Weir pulled off the road, climbed the minor elevation of a hillock, and parked. Through the fog, Blodgett’s boat formed visibly, then vanished. Jim could hear doors opening and closing, scraps of voices blown to him in the breeze. So, he picked up a fishing buddy at Cheverton Sewer & Septic, he thought, ready for a night run off the twelve-mile bank? Weir got out, shut his door quietly, and moved toward an untended row of oleander that sheltered the dock entry from the road. Squatting amid the poisonous foliage, he could see the truck backing Duty Free onto the ramp, Blodgett driving and his buddy — a short man in a flannel shirt and a baseball cap — already aboard. A moment later, the ship was afloat, its propeller pulling it back into the bay. Blodgett left the truck on the ramp, climbed onto the dock, and ran out to the end. Duty Free glided in to pick him up, accelerating noisily. Within seconds, she had entered the fog, leaving for Weir only the departing growl of an overworked, poorly maintained engine.

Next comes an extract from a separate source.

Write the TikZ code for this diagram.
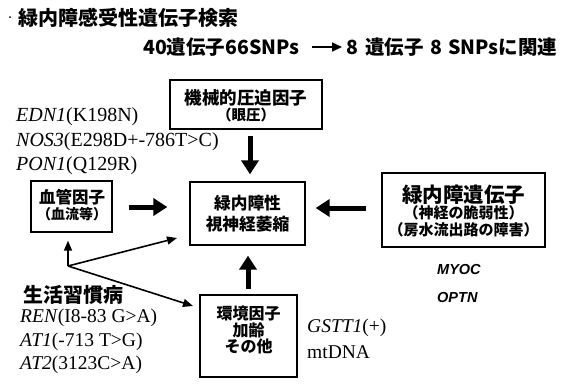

Jim walked down to Blodgett’s truck, boot heels sliding in the sand, and climbed the fence. Blodgett is the kind of guy, he thought, who’s got a burglar alarm on everything. Jim peered through Knight’s smudges on the passenger-side window: an empty cup of coffee on the dash, a few compact discs scattered on the seat, a police radio fastened beneath the CD player. For a moment, he stood on the dock and looked toward the other side, but the fog choked off his eyesight at a hundred yards. Half a mile across, he thought, is where Ann went in. The water lapped against the pilings and a low-flying seabird hissed past invisibly above him.

Forty minutes later — it was 11:55 — Duty Free appeared mid-bay, engine clanking horribly, trailing smoke that mingled quickly in the fog. She labored into dock. Then, the reverse of what happened before: Blodgett off at dock’s end, Baseball Cap and Knight bringing the boat in close and finally running her up onto the trailer while Blodgett, knee-deep in water, helped to guide her on. Within five minutes, they were back in the truck and the stern of Duty Free was clearing the bay. Whatever was under the tarp was still there now. Jim watched the water steaming off the taillights as Blodgett followed the loop that would bring him to the gate, then back to the road. Weir let his truck roll down the hill, shifted to second, popped the clutch, and rumbled along the road well ahead of Duty Free.

He pulled off on a utility road by the golf course and waited. Two minutes later, Blodgett drove by, faster now, the boat swaying heavily upon its trailer. So, Weir thought, a sportfisher with no fishing rods, no tackle, no landing net, no game bags, no gaff. Two fishermen without a fish. A trip that took two hours to get ready for, and forty minutes to complete. If they weren’t after fish, what were they after?

He watched the trailer moving along the bayfront, heading for Jamboree Road.